[WHAT YOU HAVE TO DO] Once the pictures are set aside, transcribe the remaining data exactly.
# # # #
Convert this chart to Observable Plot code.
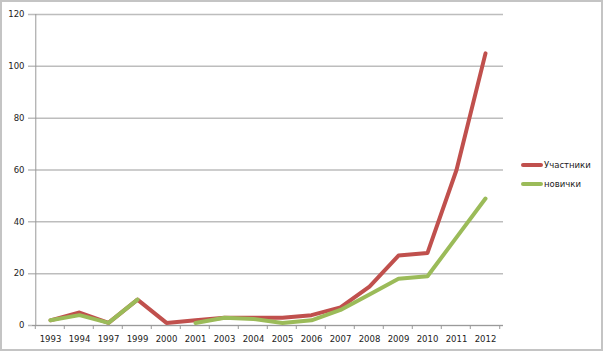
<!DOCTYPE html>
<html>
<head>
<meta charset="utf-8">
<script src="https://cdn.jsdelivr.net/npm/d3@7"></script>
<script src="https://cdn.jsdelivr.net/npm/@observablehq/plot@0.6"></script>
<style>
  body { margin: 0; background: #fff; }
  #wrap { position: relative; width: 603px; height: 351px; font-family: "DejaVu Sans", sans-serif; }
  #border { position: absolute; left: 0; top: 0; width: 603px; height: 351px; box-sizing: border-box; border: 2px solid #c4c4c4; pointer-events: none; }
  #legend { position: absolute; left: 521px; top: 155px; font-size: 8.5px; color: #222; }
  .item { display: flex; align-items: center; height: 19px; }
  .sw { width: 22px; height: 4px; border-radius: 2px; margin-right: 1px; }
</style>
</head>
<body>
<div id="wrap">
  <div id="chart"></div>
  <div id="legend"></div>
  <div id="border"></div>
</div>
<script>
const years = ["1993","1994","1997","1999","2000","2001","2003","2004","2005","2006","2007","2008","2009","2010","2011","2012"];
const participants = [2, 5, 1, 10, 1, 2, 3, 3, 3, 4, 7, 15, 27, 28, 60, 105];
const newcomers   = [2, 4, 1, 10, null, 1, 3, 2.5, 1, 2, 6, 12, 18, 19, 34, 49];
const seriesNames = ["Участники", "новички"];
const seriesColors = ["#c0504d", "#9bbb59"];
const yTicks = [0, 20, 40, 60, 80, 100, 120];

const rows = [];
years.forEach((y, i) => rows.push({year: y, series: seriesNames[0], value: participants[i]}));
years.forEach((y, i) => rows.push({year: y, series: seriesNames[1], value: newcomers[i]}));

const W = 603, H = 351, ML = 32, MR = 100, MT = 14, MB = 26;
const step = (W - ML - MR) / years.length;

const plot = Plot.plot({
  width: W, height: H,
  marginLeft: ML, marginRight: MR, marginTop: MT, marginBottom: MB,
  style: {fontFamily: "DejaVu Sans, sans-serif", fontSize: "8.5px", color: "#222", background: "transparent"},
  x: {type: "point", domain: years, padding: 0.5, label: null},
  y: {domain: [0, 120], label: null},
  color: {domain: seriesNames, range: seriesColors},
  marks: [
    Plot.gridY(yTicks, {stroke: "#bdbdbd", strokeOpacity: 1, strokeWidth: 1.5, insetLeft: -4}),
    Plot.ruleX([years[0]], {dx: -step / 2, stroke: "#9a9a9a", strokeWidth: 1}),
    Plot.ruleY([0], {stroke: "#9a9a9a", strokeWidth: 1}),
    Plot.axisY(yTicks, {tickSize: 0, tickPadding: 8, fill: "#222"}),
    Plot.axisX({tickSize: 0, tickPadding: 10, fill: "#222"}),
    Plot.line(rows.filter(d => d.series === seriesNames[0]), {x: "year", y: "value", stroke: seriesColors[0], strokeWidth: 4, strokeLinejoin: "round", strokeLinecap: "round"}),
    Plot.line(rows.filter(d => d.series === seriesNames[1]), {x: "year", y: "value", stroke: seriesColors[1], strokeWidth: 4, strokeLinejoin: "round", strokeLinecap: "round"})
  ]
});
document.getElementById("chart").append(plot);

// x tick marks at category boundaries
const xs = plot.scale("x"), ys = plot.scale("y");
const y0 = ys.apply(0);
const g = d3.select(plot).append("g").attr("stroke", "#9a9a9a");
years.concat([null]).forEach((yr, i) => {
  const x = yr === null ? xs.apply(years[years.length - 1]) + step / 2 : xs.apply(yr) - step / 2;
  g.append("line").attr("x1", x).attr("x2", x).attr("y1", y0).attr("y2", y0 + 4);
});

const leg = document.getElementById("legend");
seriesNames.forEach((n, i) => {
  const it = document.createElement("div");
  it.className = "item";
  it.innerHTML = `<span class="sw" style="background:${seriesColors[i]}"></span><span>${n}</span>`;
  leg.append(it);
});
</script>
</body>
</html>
# # # #
[ANSWER TO THE PROBLEM]
Convert this chart to Observable Plot code.
<!DOCTYPE html>
<html>
<head>
<meta charset="utf-8">
<script src="https://cdn.jsdelivr.net/npm/d3@7"></script>
<script src="https://cdn.jsdelivr.net/npm/@observablehq/plot@0.6"></script>
<style>
  body { margin: 0; background: #fff; }
  #wrap { position: relative; width: 603px; height: 351px; font-family: "DejaVu Sans", sans-serif; }
  #border { position: absolute; left: 0; top: 0; width: 603px; height: 351px; box-sizing: border-box; border: 2px solid #c4c4c4; pointer-events: none; }
  #legend { position: absolute; left: 521px; top: 155px; font-size: 8.5px; color: #222; }
  .item { display: flex; align-items: center; height: 19px; }
  .sw { width: 22px; height: 4px; border-radius: 2px; margin-right: 1px; }
</style>
</head>
<body>
<div id="wrap">
  <div id="chart"></div>
  <div id="legend"></div>
  <div id="border"></div>
</div>
<script>
const years = ["1993","1994","1997","1999","2000","2001","2003","2004","2005","2006","2007","2008","2009","2010","2011","2012"];
const participants = [2, 5, 1, 10, 1, 2, 3, 3, 3, 4, 7, 15, 27, 28, 60, 105];
const newcomers   = [2, 4, 1, 10, null, 1, 3, 2.5, 1, 2, 6, 12, 18, 19, 34, 49];
const seriesNames = ["Участники", "новички"];
const seriesColors = ["#c0504d", "#9bbb59"];
const yTicks = [0, 20, 40, 60, 80, 100, 120];

const rows = [];
years.forEach((y, i) => rows.push({year: y, series: seriesNames[0], value: participants[i]}));
years.forEach((y, i) => rows.push({year: y, series: seriesNames[1], value: newcomers[i]}));

const W = 603, H = 351, ML = 32, MR = 100, MT = 14, MB = 26;
const step = (W - ML - MR) / years.length;

const plot = Plot.plot({
  width: W, height: H,
  marginLeft: ML, marginRight: MR, marginTop: MT, marginBottom: MB,
  style: {fontFamily: "DejaVu Sans, sans-serif", fontSize: "8.5px", color: "#222", background: "transparent"},
  x: {type: "point", domain: years, padding: 0.5, label: null},
  y: {domain: [0, 120], label: null},
  color: {domain: seriesNames, range: seriesColors},
  marks: [
    Plot.gridY(yTicks, {stroke: "#bdbdbd", strokeOpacity: 1, strokeWidth: 1.5, insetLeft: -4}),
    Plot.ruleX([years[0]], {dx: -step / 2, stroke: "#9a9a9a", strokeWidth: 1}),
    Plot.ruleY([0], {stroke: "#9a9a9a", strokeWidth: 1}),
    Plot.axisY(yTicks, {tickSize: 0, tickPadding: 8, fill: "#222"}),
    Plot.axisX({tickSize: 0, tickPadding: 10, fill: "#222"}),
    Plot.line(rows.filter(d => d.series === seriesNames[0]), {x: "year", y: "value", stroke: seriesColors[0], strokeWidth: 4, strokeLinejoin: "round", strokeLinecap: "round"}),
    Plot.line(rows.filter(d => d.series === seriesNames[1]), {x: "year", y: "value", stroke: seriesColors[1], strokeWidth: 4, strokeLinejoin: "round", strokeLinecap: "round"})
  ]
});
document.getElementById("chart").append(plot);

// x tick marks at category boundaries
const xs = plot.scale("x"), ys = plot.scale("y");
const y0 = ys.apply(0);
const g = d3.select(plot).append("g").attr("stroke", "#9a9a9a");
years.concat([null]).forEach((yr, i) => {
  const x = yr === null ? xs.apply(years[years.length - 1]) + step / 2 : xs.apply(yr) - step / 2;
  g.append("line").attr("x1", x).attr("x2", x).attr("y1", y0).attr("y2", y0 + 4);
});

const leg = document.getElementById("legend");
seriesNames.forEach((n, i) => {
  const it = document.createElement("div");
  it.className = "item";
  it.innerHTML = `<span class="sw" style="background:${seriesColors[i]}"></span><span>${n}</span>`;
  leg.append(it);
});
</script>
</body>
</html>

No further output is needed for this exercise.